— Start COLLECTED DATA —
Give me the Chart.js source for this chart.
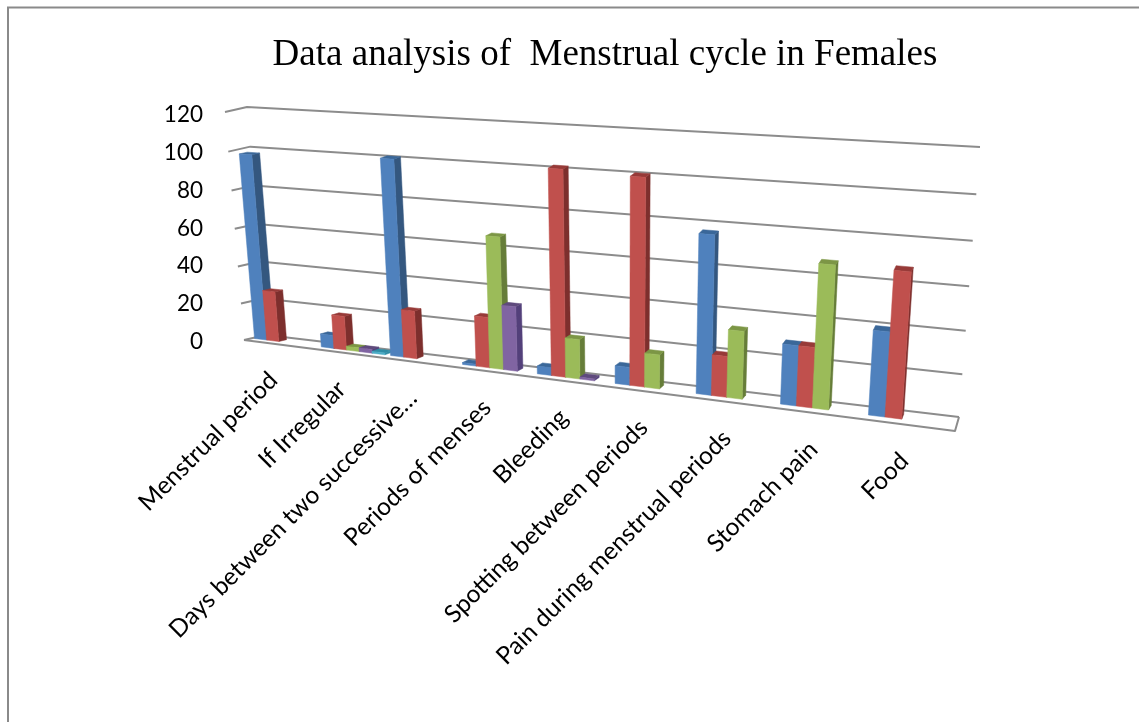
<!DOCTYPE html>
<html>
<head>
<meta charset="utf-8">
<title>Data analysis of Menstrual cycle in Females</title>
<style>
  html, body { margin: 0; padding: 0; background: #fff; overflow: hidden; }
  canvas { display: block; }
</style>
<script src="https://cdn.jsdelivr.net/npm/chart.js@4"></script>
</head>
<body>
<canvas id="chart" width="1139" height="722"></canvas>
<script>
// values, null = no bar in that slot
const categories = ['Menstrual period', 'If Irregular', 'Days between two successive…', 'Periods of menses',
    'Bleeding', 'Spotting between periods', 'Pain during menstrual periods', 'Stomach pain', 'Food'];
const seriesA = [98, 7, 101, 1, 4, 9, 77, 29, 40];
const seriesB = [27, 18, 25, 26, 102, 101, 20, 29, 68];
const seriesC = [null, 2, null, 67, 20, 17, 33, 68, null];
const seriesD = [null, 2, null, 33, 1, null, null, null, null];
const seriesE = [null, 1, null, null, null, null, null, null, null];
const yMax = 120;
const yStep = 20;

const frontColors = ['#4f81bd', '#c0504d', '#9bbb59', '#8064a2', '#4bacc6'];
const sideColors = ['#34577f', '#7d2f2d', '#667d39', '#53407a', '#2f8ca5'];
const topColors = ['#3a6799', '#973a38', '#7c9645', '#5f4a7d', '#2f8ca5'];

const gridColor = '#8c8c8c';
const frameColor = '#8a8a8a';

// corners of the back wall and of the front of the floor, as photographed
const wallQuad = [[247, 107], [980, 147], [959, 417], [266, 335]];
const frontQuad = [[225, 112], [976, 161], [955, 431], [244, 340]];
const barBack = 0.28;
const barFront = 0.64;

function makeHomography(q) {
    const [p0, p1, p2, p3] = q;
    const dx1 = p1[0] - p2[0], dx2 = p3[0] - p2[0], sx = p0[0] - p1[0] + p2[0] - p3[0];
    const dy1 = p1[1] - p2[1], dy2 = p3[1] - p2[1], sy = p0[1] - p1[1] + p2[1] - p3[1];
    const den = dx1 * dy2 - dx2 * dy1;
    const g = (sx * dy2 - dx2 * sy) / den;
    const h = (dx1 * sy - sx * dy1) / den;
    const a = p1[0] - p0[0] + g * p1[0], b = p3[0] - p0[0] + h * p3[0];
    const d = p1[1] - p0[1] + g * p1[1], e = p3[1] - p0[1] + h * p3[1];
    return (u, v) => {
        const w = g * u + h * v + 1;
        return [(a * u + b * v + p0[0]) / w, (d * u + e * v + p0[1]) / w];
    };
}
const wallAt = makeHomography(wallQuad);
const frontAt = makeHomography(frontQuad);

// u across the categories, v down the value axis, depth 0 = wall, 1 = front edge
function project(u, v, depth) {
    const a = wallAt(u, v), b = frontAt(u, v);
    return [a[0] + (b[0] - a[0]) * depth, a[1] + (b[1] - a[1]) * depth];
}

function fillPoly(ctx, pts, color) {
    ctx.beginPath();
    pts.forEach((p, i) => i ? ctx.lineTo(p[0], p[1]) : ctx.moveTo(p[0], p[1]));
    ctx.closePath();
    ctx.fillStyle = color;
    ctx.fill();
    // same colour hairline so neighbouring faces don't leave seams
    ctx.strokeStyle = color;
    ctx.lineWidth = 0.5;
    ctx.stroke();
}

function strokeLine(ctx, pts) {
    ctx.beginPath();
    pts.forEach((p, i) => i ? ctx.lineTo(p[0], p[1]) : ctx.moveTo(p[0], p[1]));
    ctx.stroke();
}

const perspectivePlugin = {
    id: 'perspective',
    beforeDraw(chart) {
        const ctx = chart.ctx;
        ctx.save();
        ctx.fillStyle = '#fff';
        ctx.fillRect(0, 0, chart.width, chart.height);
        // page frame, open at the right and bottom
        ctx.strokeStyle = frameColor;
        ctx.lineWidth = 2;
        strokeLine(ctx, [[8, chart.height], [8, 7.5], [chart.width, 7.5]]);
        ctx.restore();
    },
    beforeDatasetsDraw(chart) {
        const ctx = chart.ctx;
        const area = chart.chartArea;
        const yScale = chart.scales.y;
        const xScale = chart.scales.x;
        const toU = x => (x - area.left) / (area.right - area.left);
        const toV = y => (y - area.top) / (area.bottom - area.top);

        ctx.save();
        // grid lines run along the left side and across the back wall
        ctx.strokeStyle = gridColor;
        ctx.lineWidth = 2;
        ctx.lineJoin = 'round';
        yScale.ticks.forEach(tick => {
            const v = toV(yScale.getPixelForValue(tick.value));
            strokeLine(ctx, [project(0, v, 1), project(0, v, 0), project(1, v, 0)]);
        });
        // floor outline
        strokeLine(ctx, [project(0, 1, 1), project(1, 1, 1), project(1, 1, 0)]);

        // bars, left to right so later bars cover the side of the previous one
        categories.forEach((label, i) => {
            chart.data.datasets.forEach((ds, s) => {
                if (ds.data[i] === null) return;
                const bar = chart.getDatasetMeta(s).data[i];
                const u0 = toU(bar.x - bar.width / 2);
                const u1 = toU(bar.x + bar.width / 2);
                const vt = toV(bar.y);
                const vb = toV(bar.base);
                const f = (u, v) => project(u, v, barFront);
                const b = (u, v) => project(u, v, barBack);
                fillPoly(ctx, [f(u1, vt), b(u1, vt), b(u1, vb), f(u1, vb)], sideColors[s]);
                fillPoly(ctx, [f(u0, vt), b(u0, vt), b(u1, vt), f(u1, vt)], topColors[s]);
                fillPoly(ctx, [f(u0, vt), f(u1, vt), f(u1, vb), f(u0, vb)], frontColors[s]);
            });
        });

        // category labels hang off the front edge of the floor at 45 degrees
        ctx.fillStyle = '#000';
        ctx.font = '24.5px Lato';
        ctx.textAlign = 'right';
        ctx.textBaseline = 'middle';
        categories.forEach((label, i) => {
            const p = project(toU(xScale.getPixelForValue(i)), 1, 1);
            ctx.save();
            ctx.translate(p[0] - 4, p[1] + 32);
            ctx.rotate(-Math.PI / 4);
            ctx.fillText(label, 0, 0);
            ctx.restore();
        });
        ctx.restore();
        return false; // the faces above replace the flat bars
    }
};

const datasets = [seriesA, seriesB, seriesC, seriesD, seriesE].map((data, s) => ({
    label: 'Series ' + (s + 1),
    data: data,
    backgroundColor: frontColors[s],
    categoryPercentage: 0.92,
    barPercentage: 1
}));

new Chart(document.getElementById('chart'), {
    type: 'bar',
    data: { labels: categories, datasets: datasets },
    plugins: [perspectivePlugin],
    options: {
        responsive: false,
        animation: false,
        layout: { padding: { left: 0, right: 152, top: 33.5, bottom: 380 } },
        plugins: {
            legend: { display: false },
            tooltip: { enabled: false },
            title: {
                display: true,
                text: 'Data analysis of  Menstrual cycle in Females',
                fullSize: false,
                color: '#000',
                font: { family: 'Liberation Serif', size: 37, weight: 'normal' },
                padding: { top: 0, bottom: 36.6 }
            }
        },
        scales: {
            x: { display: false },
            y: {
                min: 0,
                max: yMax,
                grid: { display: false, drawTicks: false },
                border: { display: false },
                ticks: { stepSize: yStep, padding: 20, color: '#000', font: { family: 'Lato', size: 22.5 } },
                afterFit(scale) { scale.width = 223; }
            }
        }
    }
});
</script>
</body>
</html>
— End COLLECTED DATA —
- _EXERCISE PROMPT_: Write out each line of the data exactly; the images should be left out.

- _RESPONSE_:
Give me the Chart.js source for this chart.
<!DOCTYPE html>
<html>
<head>
<meta charset="utf-8">
<title>Data analysis of Menstrual cycle in Females</title>
<style>
  html, body { margin: 0; padding: 0; background: #fff; overflow: hidden; }
  canvas { display: block; }
</style>
<script src="https://cdn.jsdelivr.net/npm/chart.js@4"></script>
</head>
<body>
<canvas id="chart" width="1139" height="722"></canvas>
<script>
// values, null = no bar in that slot
const categories = ['Menstrual period', 'If Irregular', 'Days between two successive…', 'Periods of menses',
    'Bleeding', 'Spotting between periods', 'Pain during menstrual periods', 'Stomach pain', 'Food'];
const seriesA = [98, 7, 101, 1, 4, 9, 77, 29, 40];
const seriesB = [27, 18, 25, 26, 102, 101, 20, 29, 68];
const seriesC = [null, 2, null, 67, 20, 17, 33, 68, null];
const seriesD = [null, 2, null, 33, 1, null, null, null, null];
const seriesE = [null, 1, null, null, null, null, null, null, null];
const yMax = 120;
const yStep = 20;

const frontColors = ['#4f81bd', '#c0504d', '#9bbb59', '#8064a2', '#4bacc6'];
const sideColors = ['#34577f', '#7d2f2d', '#667d39', '#53407a', '#2f8ca5'];
const topColors = ['#3a6799', '#973a38', '#7c9645', '#5f4a7d', '#2f8ca5'];

const gridColor = '#8c8c8c';
const frameColor = '#8a8a8a';

// corners of the back wall and of the front of the floor, as photographed
const wallQuad = [[247, 107], [980, 147], [959, 417], [266, 335]];
const frontQuad = [[225, 112], [976, 161], [955, 431], [244, 340]];
const barBack = 0.28;
const barFront = 0.64;

function makeHomography(q) {
    const [p0, p1, p2, p3] = q;
    const dx1 = p1[0] - p2[0], dx2 = p3[0] - p2[0], sx = p0[0] - p1[0] + p2[0] - p3[0];
    const dy1 = p1[1] - p2[1], dy2 = p3[1] - p2[1], sy = p0[1] - p1[1] + p2[1] - p3[1];
    const den = dx1 * dy2 - dx2 * dy1;
    const g = (sx * dy2 - dx2 * sy) / den;
    const h = (dx1 * sy - sx * dy1) / den;
    const a = p1[0] - p0[0] + g * p1[0], b = p3[0] - p0[0] + h * p3[0];
    const d = p1[1] - p0[1] + g * p1[1], e = p3[1] - p0[1] + h * p3[1];
    return (u, v) => {
        const w = g * u + h * v + 1;
        return [(a * u + b * v + p0[0]) / w, (d * u + e * v + p0[1]) / w];
    };
}
const wallAt = makeHomography(wallQuad);
const frontAt = makeHomography(frontQuad);

// u across the categories, v down the value axis, depth 0 = wall, 1 = front edge
function project(u, v, depth) {
    const a = wallAt(u, v), b = frontAt(u, v);
    return [a[0] + (b[0] - a[0]) * depth, a[1] + (b[1] - a[1]) * depth];
}

function fillPoly(ctx, pts, color) {
    ctx.beginPath();
    pts.forEach((p, i) => i ? ctx.lineTo(p[0], p[1]) : ctx.moveTo(p[0], p[1]));
    ctx.closePath();
    ctx.fillStyle = color;
    ctx.fill();
    // same colour hairline so neighbouring faces don't leave seams
    ctx.strokeStyle = color;
    ctx.lineWidth = 0.5;
    ctx.stroke();
}

function strokeLine(ctx, pts) {
    ctx.beginPath();
    pts.forEach((p, i) => i ? ctx.lineTo(p[0], p[1]) : ctx.moveTo(p[0], p[1]));
    ctx.stroke();
}

const perspectivePlugin = {
    id: 'perspective',
    beforeDraw(chart) {
        const ctx = chart.ctx;
        ctx.save();
        ctx.fillStyle = '#fff';
        ctx.fillRect(0, 0, chart.width, chart.height);
        // page frame, open at the right and bottom
        ctx.strokeStyle = frameColor;
        ctx.lineWidth = 2;
        strokeLine(ctx, [[8, chart.height], [8, 7.5], [chart.width, 7.5]]);
        ctx.restore();
    },
    beforeDatasetsDraw(chart) {
        const ctx = chart.ctx;
        const area = chart.chartArea;
        const yScale = chart.scales.y;
        const xScale = chart.scales.x;
        const toU = x => (x - area.left) / (area.right - area.left);
        const toV = y => (y - area.top) / (area.bottom - area.top);

        ctx.save();
        // grid lines run along the left side and across the back wall
        ctx.strokeStyle = gridColor;
        ctx.lineWidth = 2;
        ctx.lineJoin = 'round';
        yScale.ticks.forEach(tick => {
            const v = toV(yScale.getPixelForValue(tick.value));
            strokeLine(ctx, [project(0, v, 1), project(0, v, 0), project(1, v, 0)]);
        });
        // floor outline
        strokeLine(ctx, [project(0, 1, 1), project(1, 1, 1), project(1, 1, 0)]);

        // bars, left to right so later bars cover the side of the previous one
        categories.forEach((label, i) => {
            chart.data.datasets.forEach((ds, s) => {
                if (ds.data[i] === null) return;
                const bar = chart.getDatasetMeta(s).data[i];
                const u0 = toU(bar.x - bar.width / 2);
                const u1 = toU(bar.x + bar.width / 2);
                const vt = toV(bar.y);
                const vb = toV(bar.base);
                const f = (u, v) => project(u, v, barFront);
                const b = (u, v) => project(u, v, barBack);
                fillPoly(ctx, [f(u1, vt), b(u1, vt), b(u1, vb), f(u1, vb)], sideColors[s]);
                fillPoly(ctx, [f(u0, vt), b(u0, vt), b(u1, vt), f(u1, vt)], topColors[s]);
                fillPoly(ctx, [f(u0, vt), f(u1, vt), f(u1, vb), f(u0, vb)], frontColors[s]);
            });
        });

        // category labels hang off the front edge of the floor at 45 degrees
        ctx.fillStyle = '#000';
        ctx.font = '24.5px Lato';
        ctx.textAlign = 'right';
        ctx.textBaseline = 'middle';
        categories.forEach((label, i) => {
            const p = project(toU(xScale.getPixelForValue(i)), 1, 1);
            ctx.save();
            ctx.translate(p[0] - 4, p[1] + 32);
            ctx.rotate(-Math.PI / 4);
            ctx.fillText(label, 0, 0);
            ctx.restore();
        });
        ctx.restore();
        return false; // the faces above replace the flat bars
    }
};

const datasets = [seriesA, seriesB, seriesC, seriesD, seriesE].map((data, s) => ({
    label: 'Series ' + (s + 1),
    data: data,
    backgroundColor: frontColors[s],
    categoryPercentage: 0.92,
    barPercentage: 1
}));

new Chart(document.getElementById('chart'), {
    type: 'bar',
    data: { labels: categories, datasets: datasets },
    plugins: [perspectivePlugin],
    options: {
        responsive: false,
        animation: false,
        layout: { padding: { left: 0, right: 152, top: 33.5, bottom: 380 } },
        plugins: {
            legend: { display: false },
            tooltip: { enabled: false },
            title: {
                display: true,
                text: 'Data analysis of  Menstrual cycle in Females',
                fullSize: false,
                color: '#000',
                font: { family: 'Liberation Serif', size: 37, weight: 'normal' },
                padding: { top: 0, bottom: 36.6 }
            }
        },
        scales: {
            x: { display: false },
            y: {
                min: 0,
                max: yMax,
                grid: { display: false, drawTicks: false },
                border: { display: false },
                ticks: { stepSize: yStep, padding: 20, color: '#000', font: { family: 'Lato', size: 22.5 } },
                afterFit(scale) { scale.width = 223; }
            }
        }
    }
});
</script>
</body>
</html>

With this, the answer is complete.